The secret of love
Isaac Ibn Ezra
Before 1140
This Hebrew love poem plays with tropes common to the genre in both Arabic and Hebrew, such as the pangs of unfulfilled love and the yearning of a spurned yet persistent lover. The poem evokes the heart (often used to indicate the mind in medieval Hebrew) which, when prevented from attaining what it desires, is humbled before the beloved.

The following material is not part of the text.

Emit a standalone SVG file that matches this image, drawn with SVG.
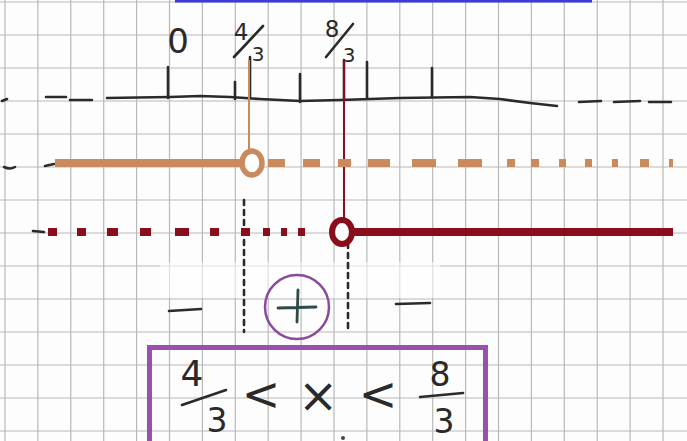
<svg xmlns="http://www.w3.org/2000/svg" width="687" height="441" viewBox="0 0 687 441">
<style>
.grid{stroke:#b9b9b9;stroke-width:1.2}
.ink{stroke:#2a2a2a;stroke-width:2.6;fill:none;stroke-linecap:round;stroke-linejoin:round}
.hand{font-family:"DejaVu Sans","Liberation Sans",sans-serif;fill:#2a2a2a}
.brown{stroke:#c98a5e}
.red{stroke:#8a0d1c}
</style>
<rect width="687" height="441" fill="#fdfdfd"/>
<g id="grid">
<path class="grid" d="M5,0V441M37.9,0V441M70.8,0V441M103.7,0V441M136.6,0V441M169.5,0V441M202.4,0V441M235.3,0V441M268.2,0V441M301.1,0V441M334,0V441M366.9,0V441M399.8,0V441M432.7,0V441M465.6,0V441M498.5,0V441M531.4,0V441M564.3,0V441M597.2,0V441M630.1,0V441M663,0V441"/>
<path class="grid" d="M0,2H687M0,35H687M0,68H687M0,101H687M0,134H687M0,167H687M0,200H687M0,233H687M0,266H687M0,299H687M0,332H687M0,365H687M0,398H687M0,431H687"/>
</g>
<rect x="160" y="262" width="280" height="36" fill="#ffffff" opacity="0.55"/>
<line x1="175" y1="1" x2="592" y2="1" stroke="#3b3bd6" stroke-width="3"/>
<g id="number-line">
<path class="ink" stroke-width="3" d="M107,98 L170,97 L200,96 L230,97 L260,99 L300,101 L340,100 L400,98 L470,97 L500,99 L530,103 L557,106"/>
<path class="ink" d="M2,101 L7,99 M46,97 L66,97 M70,100 L92,100 M579,102 L601,101 M614,102 L640,101 M649,102 L671,102"/>
<path class="ink" d="M168,67 V98 M235,82 V99 M250,57 V98 M300,74 V102 M344,60 V100 M367,62 V98 M432,68 V96"/>
<text class="hand" x="178" y="53" font-size="34" text-anchor="middle">0</text>
<text class="hand" x="241" y="40" font-size="23" text-anchor="middle">4</text>
<path class="ink" d="M234,57 L263,26" stroke-width="2"/>
<text class="hand" x="258" y="61" font-size="20" text-anchor="middle">3</text>
<text class="hand" x="332" y="37" font-size="23" text-anchor="middle">8</text>
<path class="ink" d="M326,57 L353,24" stroke-width="2"/>
<text class="hand" x="349" y="62" font-size="20" text-anchor="middle">3</text>
</g>
<g id="connectors">
<line class="brown" x1="249" y1="60" x2="249" y2="152" stroke-width="2"/>
<line class="red" x1="344" y1="60" x2="344" y2="221" stroke-width="2"/>
<path class="ink" stroke-width="1.4" stroke-dasharray="5 5" stroke="#555" d="M244,200 V332 M348,243 V332"/>
</g>
<g id="brown-row">
<path class="ink" d="M4,167 Q10,170 15,167 M45,166 L54,164"/>
<line class="brown" x1="55" y1="163" x2="241" y2="163" stroke-width="8"/>
<path class="brown" stroke-width="8" fill="none" d="M268,163H285M303,163H320M338,163H351M368,163H390M412,163H436M458,163H482M507,163H515M531,163H539M559,163H566M585,163H592M612,163H618M640,163H649M669,163H673"/>
<ellipse class="brown" cx="252" cy="163" rx="10" ry="12" fill="#ffffff" stroke-width="5.5"/>
</g>
<g id="red-row">
<path class="ink" d="M33,231 L44,232"/>
<path class="red" stroke-width="8" fill="none" d="M48,232H57M77,232H86M107,232H118M140,232H151M175,232H189M210,232H219M241,232H250M263,232H270M281,232H287M298,232H305"/>
<line class="red" x1="352" y1="232" x2="673" y2="232" stroke-width="8"/>
<ellipse class="red" cx="342" cy="232" rx="10" ry="12" fill="#ffffff" stroke-width="6"/>
</g>
<g id="signs">
<path class="ink" stroke-width="3" d="M169,311 L201,309 M396,304 L430,303"/>
<circle cx="297" cy="307" r="32" fill="none" stroke="#8b4a9c" stroke-width="2.5"/>
<path d="M278,308 L316,307 M298,290 L297,322" stroke="#2f4a4a" stroke-width="2.8" fill="none" stroke-linecap="round"/>
</g>
<g id="result">
<rect x="149.5" y="347.5" width="336" height="100" fill="none" stroke="#9b4fae" stroke-width="5"/>
<text class="hand" x="192" y="386" font-size="36" text-anchor="middle">4</text>
<path class="ink" d="M182,405 L226,390" stroke-width="2.6"/>
<text class="hand" x="217" y="432" font-size="33" text-anchor="middle">3</text>
<text class="hand" x="261" y="410" font-size="46" text-anchor="middle">&lt;</text>
<text class="hand" x="318" y="412" font-size="48" text-anchor="middle">×</text>
<text class="hand" x="378" y="410" font-size="46" text-anchor="middle">&lt;</text>
<text class="hand" x="440" y="386" font-size="33" text-anchor="middle">8</text>
<path class="ink" d="M420,397 L463,393" stroke-width="2.6"/>
<text class="hand" x="444" y="433" font-size="33" text-anchor="middle">3</text>
<circle cx="343" cy="438" r="2" fill="#444"/>
</g>
</svg>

The poet asks that the beloved not send his heart away, for it bears the beloved’s name within it.
Related Guide
Early Medieval Poetry
Creator Bio
Isaac Ibn Ezra
Isaac ben Abraham Ibn Ezra, son of the famous Abraham Ibn Ezra (1089–1167), was raised among the Jewish Andalusi elites as a poet and intellectual. It is possible that Isaac was the son-in-law of Judah ha-Levi (ca. 1075–1141), with whom he traveled eastward toward Palestine in 1140, before parting ways in Alexandria. Isaac continued on to lands farther east, eventually studying with the Baghdadi Jewish philosopher and physician Abū ’l-Barakāt al-Baghdādī (ca. 1085–ca. 1165). It was apparently under Abū ’l-Barakāt’s influence that Isaac temporarily converted to Islam, although accounts differ as to the reasons for this conversion and its seriousness. Like his father, Isaac was a prolific poet, primarily active during his early life in al-Andalus.